Carolina cruised after the first. Ray walked to lead off the third and fifth and reached on an infield single to short in the seventh for his second three-hit game of the season and first since April 28 at Frederick.

"I'm just getting into a routine and finding a swing and a rhythm that works for me and plays in the game," he said. "I think sometimes we take BP every day, and with all the swings that we take, we don't take them as seriously. Every time I have the bat in my hands and I'm in the cage or at the plate, just swing with intent. Get something out of every single swing I take."

The Mudcats cashed in 11 runs on 11 hits, going 3-for-10 with runners in scoring position.

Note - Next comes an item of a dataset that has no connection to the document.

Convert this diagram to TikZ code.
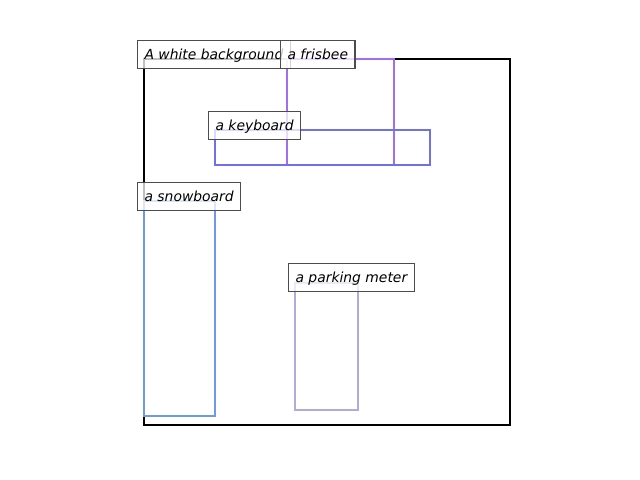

Diaz led the way with three RBIs.

MiLB include

"I get on base, and good things happen because those guys can hit," Ray said. "I'm a stolen-base threat, so I think I can buy those guys a little bit more in fastballs. it's very fun, and I take it seriously being the head of this lineup, starting up and getting on base as much as I can so that these guys can hit me in."

Despite a lengthy wait in the dugout in the bottom of the first, Milwaukee's No. 20 prospect Corbin Burnes turned in his longest start of the season for Carolina. The right-hander scattered seven hits over seven innings, allowing two runs -- one earned-- with five strikeouts and one walk. Burnes' start to the year has been so good that while the win improved his record to 4-0, it actually increased his ERA to 1.15 through eight outings.

"He's been locked in the whole season," Ray said. "We were talking about how we never really give him runs. Every time he pitches, it's always 1-0, 2-1. The game's always close and low-scoring when he pitches. We finally erupted. He's an animal. He's a workhorse. He goes on the mound, he throws strikes, he pounds the zone and he gets outs."